Assess Your Infrastructure.

# Run this assessment script on your cluster
./infrastructure_assessment.sh

#!/bin/bash
# infrastructure_assessment.sh
echo "=== Cluster Assessment for NeMo-Curator Multi-Node ==="

echo "1. Node Information:"
sinfo -N -l

echo -e "\n2. Available Partitions:"
sinfo -s

echo -e "\n3. Network Interfaces (run on compute node):"
srun --nodes=1 --pty bash -c "
    echo 'Available interfaces:'
    ip link show | grep -E '^[0-9]+:' | awk '{print \$2}' | sed 's/://'
    echo 'Interface speeds:'
    for iface in \$(ip link show | grep -E '^[0-9]+:' | awk '{print \$2}' | sed 's/://'); do
        if [[ \$iface != 'lo' ]]; then
            speed=\$(cat /sys/class/net/\$iface/speed 2>/dev/null || echo 'unknown')
            echo \"\$iface: \${speed} Mbps\"
        fi
    done
"

echo -e "\n4. Shared Filesystem Check:"
df -h | grep -E "(nfs|lustre|gpfs|fhgfs)"

echo -e "\n5. Container Runtime:"
which singularity || which apptainer || echo "No container runtime found"
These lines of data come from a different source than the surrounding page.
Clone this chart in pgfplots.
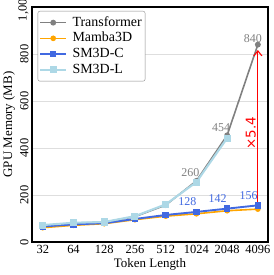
\documentclass[border=0pt]{standalone}
\usepackage{pgfplots}
\pgfplotsset{compat=1.18}
\usepackage{fontspec}
\setmainfont{Liberation Serif}
\newfontfamily\dejavu{DejaVu Sans}
\usetikzlibrary{arrows.meta}
\definecolor{tfgray}{RGB}{128,128,128}
\definecolor{mborange}{RGB}{255,165,0}
\definecolor{smblue}{RGB}{65,105,225}
\definecolor{smlight}{RGB}{173,216,230}
\newcommand{\lf}{\fontsize{14}{16}\selectfont}
\begin{document}
\begin{tikzpicture}
\path[use as bounding box] (-32bp,-33bp) rectangle (242bp,242bp);
\begin{axis}[
  at={(0,0)}, anchor=south west,
  scale only axis, width=236bp, height=235bp,
  xmin=-0.35, xmax=7.33, ymin=0, ymax=1000,
  xtick={0,...,7},
  xticklabels={32,64,128,256,512,1024,2048,4096},
  ytick={0,200,400,600,800,1000},
  ymajorgrids, grid style={color=black!13, line width=0.6pt},
  axis line style={line width=1.1pt},
  major tick length=0pt,
  xtick pos=bottom, ytick pos=left,
  /pgf/number format/assume math mode=true,
  tick label style={font=\fontsize{12.5}{14}\selectfont},
  yticklabel style={rotate=90, anchor=south},
  xlabel={Token Length}, ylabel={GPU Memory (MB)},
  label style={font=\fontsize{13}{15}\selectfont},
  xlabel style={at={(axis description cs:0.5,-0.096)}, anchor=center},
  ylabel style={at={(axis description cs:-0.097,0.5)}, anchor=center, rotate=0},
  legend style={at={(axis description cs:0.024,0.983)}, anchor=north west,
    draw=black!45, rounded corners=2pt, fill=white,
    row sep=0bp,
    inner xsep=1.3bp, inner ysep=3.6bp,
    nodes={inner sep=2bp, text height=9.5bp, text depth=2.2bp},
    /tikz/every odd column/.append style={column sep=3.3bp}},
  legend cell align=left,
  legend image code/.code={\draw[mark repeat=2,mark phase=2,#1] plot coordinates {(0bp,0bp) (13bp,0bp) (26bp,0bp)};},
]
\addplot[color=tfgray, line width=1.6pt, mark=*, mark size=2.1bp, mark options={solid}]
  coordinates {(0,70) (1,80) (2,84) (3,108) (4,157) (5,260) (6,454) (7,840)};
\addlegendentry{\lf Transformer}
\addplot[color=mborange, line width=1.6pt, mark=*, mark size=2bp]
  coordinates {(0,61) (1,71) (2,78) (3,95) (4,110) (5,120) (6,133) (7,140)};
\addlegendentry{\lf Mamba3D}
\addplot[color=smblue, line width=1.9pt, mark=square*, mark size=2.3bp]
  coordinates {(0,66) (1,75) (2,80) (3,98) (4,115) (5,128) (6,142) (7,156)};
\addlegendentry{\lf SM3D-C}
\addplot[color=smlight, line width=2.1pt, mark=square*, mark size=2.5bp]
  coordinates {(0,72) (1,82) (2,85) (3,110) (4,160) (5,255) (6,442)};
\addlegendentry{\lf SM3D-L}
\draw[red, line width=1.1pt, -{Straight Barb[length=5bp,width=8bp]}] (axis cs:7,166) -- (axis cs:7,817);
\node[red, rotate=90, font=\dejavu\fontsize{13.5}{15}\selectfont] at ([xshift=-7bp]axis cs:7,464) {×5.4};
\begin{scope}[every node/.style={font=\fontsize{12}{13}\selectfont, inner sep=0pt}]
\node[tfgray, anchor=south] at ([xshift=-5bp,yshift=2bp]axis cs:7,840) {840};
\node[tfgray] at ([xshift=-6bp,yshift=7.5bp]axis cs:6,454) {454};
\node[tfgray] at ([xshift=-6bp,yshift=8bp]axis cs:5,260) {260};
\node[smblue] at ([xshift=-9bp,yshift=10bp]axis cs:5,128) {128};
\node[smblue] at ([xshift=-9.5bp,yshift=10bp]axis cs:6,142) {142};
\node[smblue] at ([xshift=-9.3bp,yshift=10bp]axis cs:7,156) {156};
\end{scope}
\end{axis}
\end{tikzpicture}
\end{document}
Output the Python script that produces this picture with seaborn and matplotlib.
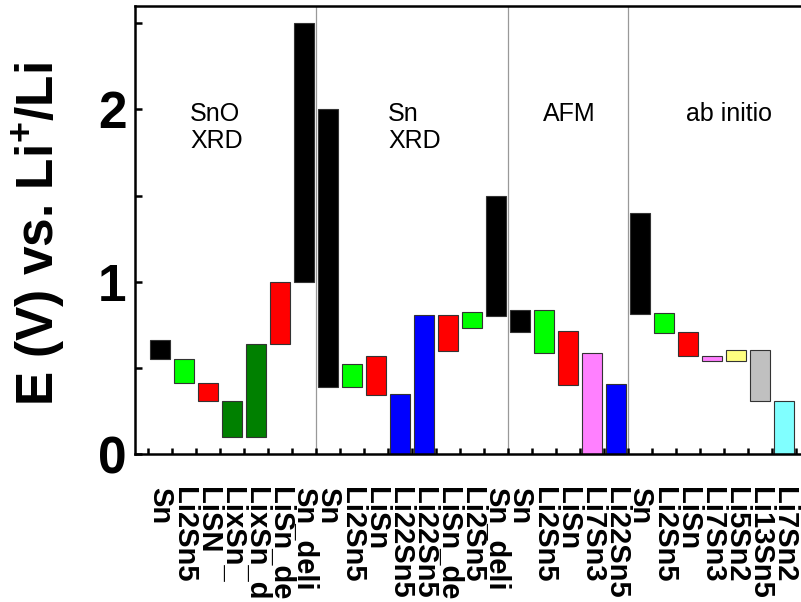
import numpy as np
import pandas as pd
import matplotlib
matplotlib.use("Agg")
import matplotlib.pyplot as plt
from matplotlib.ticker import FixedLocator
import seaborn as sns

# ---- data ----
labels = ["Sn", "Li2Sn5", "LiSN", "LixSn_", "LixSn_d", "LiSn_de", "Sn_deli",
          "Sn", "Li2Sn5", "LiSn", "Li22Sn5", "Li22Sn5", "LiSn_de", "Li2Sn5", "Sn_deli",
          "Sn", "Li2Sn5", "LiSn", "Li7Sn3", "Li22Sn5",
          "Sn", "Li2Sn5", "LiSn", "Li7Sn3", "Li5Sn2", "Li13Sn5", "Li7Sn2"]
lows = [0.55, 0.41, 0.31, 0.10, 0.10, 0.64, 1.00,
        0.39, 0.39, 0.345, 0.0, 0.0, 0.595, 0.73, 0.80,
        0.71, 0.585, 0.40, 0.0, 0.0,
        0.81, 0.705, 0.566, 0.537, 0.537, 0.31, 0.0]
highs = [0.66, 0.55, 0.41, 0.31, 0.64, 1.00, 2.50,
         2.00, 0.52, 0.566, 0.347, 0.804, 0.804, 0.824, 1.50,
         0.837, 0.833, 0.715, 0.589, 0.405,
         1.40, 0.818, 0.708, 0.570, 0.605, 0.605, 0.31]
colors = ["#000000", "#00FF00", "#FF0000", "#008000", "#008000", "#FF0000", "#000000",
          "#000000", "#00FF00", "#FF0000", "#0000FF", "#0000FF", "#FF0000", "#00FF00", "#000000",
          "#000000", "#00FF00", "#FF0000", "#FF80FF", "#0000FF",
          "#000000", "#00FF00", "#FF0000", "#FF80FF", "#FFFF80", "#C0C0C0", "#80FFFF"]
group_names = ["SnO\nXRD", "Sn\nXRD", "AFM", "ab initio"]
group_sizes = [7, 8, 5, 7]

sns.set_style("ticks")
plt.rcParams["font.family"] = ["Liberation Sans", "DejaVu Sans"]
plt.rcParams["mathtext.fontset"] = "custom"
plt.rcParams["mathtext.rm"] = "Liberation Sans:bold"
plt.rcParams["mathtext.it"] = "Liberation Sans:bold"
plt.rcParams["mathtext.bf"] = "Liberation Sans:bold"
for k in ["text.color", "axes.labelcolor", "xtick.color", "ytick.color", "axes.edgecolor"]:
    plt.rcParams[k] = "black"

df = pd.DataFrame({
    "slot": np.arange(len(labels)),
    "span": np.array(highs) - np.array(lows),
    "low": lows,
})

fig = plt.figure(figsize=(8.01, 6.02), dpi=100)
xmin, xmax = -1.04, 27.5
W = 24 * (xmax - xmin)
ax = fig.add_axes([135 / 801, 148 / 602, W / 801, 448 / 602])

sns.barplot(data=df, x="slot", y="span", bottom=df["low"].to_numpy(),
            color="black", width=0.82, errorbar=None, ax=ax,
            linewidth=0.8, edgecolor="#333333")
for patch, c in zip(ax.patches, colors):
    patch.set_facecolor(c)

# group separators
edges = np.cumsum(group_sizes)[:-1] - 0.5
for e in edges:
    ax.axvline(e, color="#999999", lw=0.9, zorder=0)

# group titles
title_x = [1.25, 9.5, 15.96, 21.9]
for name, tx in zip(group_names, title_x):
    ax.text(tx, 2.045, name, fontsize=18, ha="left", va="top", color="black")

ax.set_xlim(xmin, xmax)
ax.set_ylim(0, 2.6)

ax.xaxis.set_major_locator(FixedLocator(np.arange(len(labels))))
ax.set_xticklabels(labels, rotation=270, fontsize=21, fontweight="bold", color="black")
ax.xaxis.set_minor_locator(FixedLocator(np.arange(len(labels) + 1) - 0.5))
ax.tick_params(axis="x", which="major", length=0, pad=24)
ax.tick_params(axis="x", which="minor", direction="in", length=4, width=1.8)

ax.yaxis.set_major_locator(FixedLocator([0, 1, 2]))
ax.yaxis.set_minor_locator(FixedLocator([0.5, 1.5, 2.5]))
ax.set_yticklabels(["0", "1", "2"], fontsize=37, fontweight="bold", color="black")
ax.tick_params(axis="y", which="both", direction="in", length=5, width=1.8, pad=6)

for s in ["left", "bottom", "top"]:
    ax.spines[s].set_linewidth(1.8)
    ax.spines[s].set_color("black")
ax.spines["right"].set_visible(False)

ax.set_xlabel("")
ax.set_ylabel(r"E (V) vs. Li$^{+}$/Li", fontsize=37, fontweight="bold", color="black")
ax.yaxis.set_label_coords((68 - 135) / W, 0.49)

fig.savefig("out.png", dpi=100)
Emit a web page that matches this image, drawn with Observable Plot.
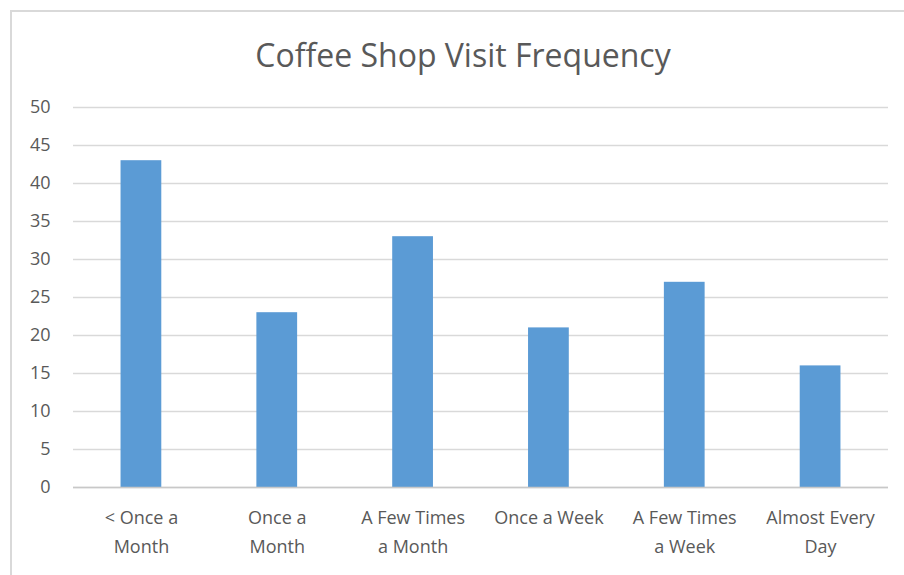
<!DOCTYPE html>
<html>
<head>
<meta charset="utf-8">
<script src="https://cdn.jsdelivr.net/npm/d3@7"></script>
<script src="https://cdn.jsdelivr.net/npm/@observablehq/plot@0.6"></script>
<style>
  html, body { margin: 0; padding: 0; background: #fff; }
  #chart { position: relative; width: 904px; height: 575px; overflow: hidden; }
  #frame { position: absolute; left: 10px; top: 10px; width: 900px; height: 570px;
           border-left: 2px solid #d9d9d9; border-top: 2px solid #d9d9d9; box-sizing: border-box; }
  #title { position: absolute; left: 0; top: 0; width: 926px; height: 90px; text-align: center;
           font-family: "Open Sans", sans-serif; font-size: 32px; color: #595959;
           line-height: 110px; letter-spacing: 0px; }
  #plot { position: absolute; left: 0; top: 90px; }
</style>
</head>
<body>
<div id="chart">
  <div id="frame"></div>
  <div id="title">Coffee Shop Visit Frequency</div>
  <div id="plot"></div>
</div>
<script>
const categories = ["< Once a\nMonth", "Once a\nMonth", "A Few Times\na Month", "Once a Week", "A Few Times\na Week", "Almost Every\nDay"];
const values = [43, 23, 33, 21, 27, 16];
const yTicks = [0, 5, 10, 15, 20, 25, 30, 35, 40, 45, 50];

const data = categories.map((c, i) => ({category: c, value: values[i]}));

const chart = Plot.plot({
  width: 904,
  height: 485,
  marginLeft: 73,
  marginRight: 16,
  marginTop: 17,
  marginBottom: 88,
  style: {fontFamily: "Open Sans, sans-serif", fontSize: "18px", color: "#595959", background: "transparent"},
  x: {domain: categories, paddingInner: 0.7, paddingOuter: 0.35, round: false, label: null},
  y: {domain: [0, 50], label: null},
  marks: [
    Plot.gridY(yTicks, {stroke: "#d9d9d9", strokeOpacity: 1, strokeWidth: 1.5}),
    Plot.barY(data, {x: "category", y: "value", fill: "#5b9bd5"}),
    Plot.ruleY([0], {stroke: "#c8c8c8", strokeWidth: 1.5}),
    Plot.axisY(yTicks, {tickSize: 0, tickPadding: 23, fill: "#595959", fontSize: 18}),
    Plot.axisX({tickSize: 0, tickPadding: 16, fill: "#595959", fontSize: 18, lineHeight: 1.6, textAnchor: "middle"})
  ]
});
document.getElementById("plot").appendChild(chart);
</script>
</body>
</html>
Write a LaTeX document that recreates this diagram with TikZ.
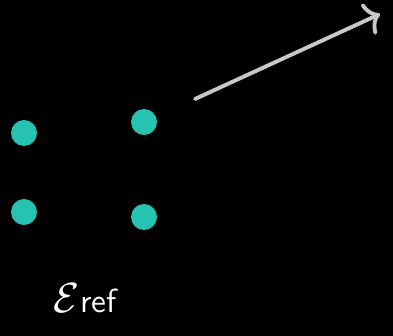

Determine Your Configuration. Answer these questions to choose your setup:

Question	Answer	Recommended Configuration
Dataset size?	<500GB	4 nodes
	500GB-2TB	8 nodes
	>2TB	16+ nodes
Processing type?	CPU-only	TCP protocol
	GPU + InfiniBand	UCX protocol
	GPU + Ethernet	TCP protocol
Experience level?	Beginner	Start with 4 nodes
	Advanced	Use templates directly

Initial Setup and Testing#

Create Your Working Directory.

# Create directory structure
mkdir -p ~/nemo-curator-multinode/{scripts,configs,logs,jobs}
cd ~/nemo-curator-multinode

# Copy base templates
cp /path/to/examples/slurm/start-slurm.sh scripts/
cp /path/to/examples/slurm/container-entrypoint.sh scripts/

Run Network Discovery.

# Create and run network discovery script
cat > scripts/network_discovery.sh << 'EOF'
#!/bin/bash
echo "=== Network Discovery ==="
echo "Available interfaces:"
ip link show | grep -E '^[0-9]+:' | awk '{print $2}' | sed 's/://'

echo -e "\nRecommended interface:"
for pattern in "ib" "mlx" "25g" "10g" "eth"; do
    iface=$(ip link show | grep -i $pattern | head -1 | awk '{print $2}' | sed 's/://')
    if [[ -n $iface ]]; then
        echo "Use: $iface (type: $pattern)"
        break
    fi
done
EOF

chmod +x scripts/network_discovery.sh
srun --nodes=1 --pty scripts/network_discovery.sh

Test Basic 2-Node Setup.

# Create minimal test job
cat > jobs/test_2node.sh << 'EOF'
#!/bin/bash
#SBATCH --job-name=nemo-curator-test-2node
#SBATCH --nodes=2
#SBATCH --exclusive
#SBATCH --time=00:30:00

# Update these paths
export CONTAINER_IMAGE="/path/to/your/container.sqsh"
export INTERFACE="eth0"  # Update from network discovery
export PROTOCOL="tcp"
export CACHE_DIR="$PWD/test-cache"  # Add cache directory

# Test Dask cluster startup
export BASE_JOB_DIR=$PWD/test-jobs
export JOB_DIR=$BASE_JOB_DIR/$SLURM_JOB_ID
export LOGDIR=$JOB_DIR/logs
export SCHEDULER_FILE=$LOGDIR/scheduler.json
export DONE_MARKER=$LOGDIR/done.txt

# Simple test command
export SCRIPT_COMMAND="python -c 'from dask.distributed import Client; c=Client(scheduler_file=\"$SCHEDULER_FILE\"); print(f\"Workers: {len(c.scheduler_info()[\"workers\"])}\"); c.close()'"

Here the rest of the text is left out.